Les sanctions prévues par la loi
Le Code pénal prévoit des sanctions graduées selon la gravité des faits et la qualité de l’auteur. Pour un abus de confiance simple, la peine peut aller jusqu’à 5 ans d’emprisonnement et 375 000 euros d’amende. Ces sanctions sont considérablement alourdies en présence de circonstances aggravantes, pouvant atteindre 7 ans d’emprisonnement et 750 000 euros d’amende lorsque l’abus est commis au préjudice d’une association humanitaire ou d’une personne vulnérable. Dans les cas les plus graves, impliquant un mandataire de justice ou un officier public dans l’exercice de ses fonctions, les peines peuvent monter jusqu’à 10 ans d’emprisonnement et 1,5 million d’euros d’amende. Il est important de noter que les personnes morales peuvent également être poursuivies pour abus de confiance, avec des sanctions spécifiques comme des amendes pouvant atteindre jusqu’à 5 fois le montant prévu pour les personnes physiques.
La réparation du préjudice
Au-delà des sanctions pénales, la victime d’un abus de confiance a droit à la réparation intégrale de son préjudice.

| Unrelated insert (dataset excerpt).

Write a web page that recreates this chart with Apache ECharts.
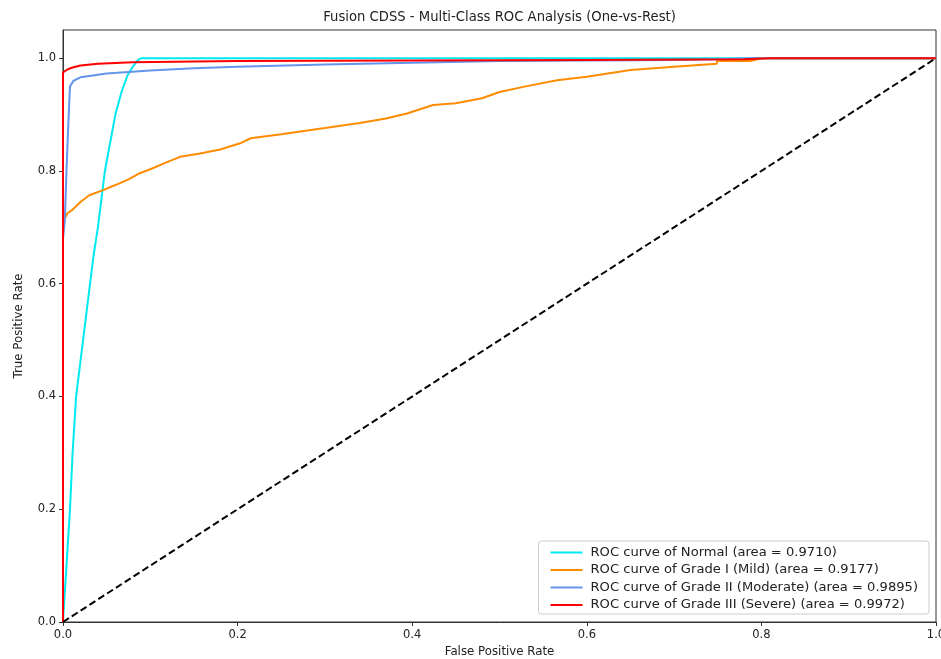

Pour cela, elle doit se constituer partie civile, soit lors du dépôt de plainte, soit ultérieurement au cours de la procédure. Cette démarche lui permet de demander des dommages et intérêts correspondant non seulement à la valeur du bien détourné, mais aussi aux préjudices moraux et matériels subis. Les statistiques judiciaires montrent que dans 70% des cas, les tribunaux accordent des dommages et intérêts supérieurs à la simple valeur du bien détourné, reconnaissant ainsi l’impact psychologique et social de cette trahison de confiance.
Face à l’abus de confiance, il est essentiel de réagir promptement et de s’entourer des conseils juridiques appropriés. En comprenant mieux ce délit et les moyens légaux à votre disposition, vous augmentez significativement vos chances d’obtenir justice et réparation. N’oubliez pas que la prévention reste la meilleure protection : documentez systématiquement les remises de biens ou d’argent, même entre proches, et n’hésitez pas à formaliser par écrit les conditions d’usage et de restitution.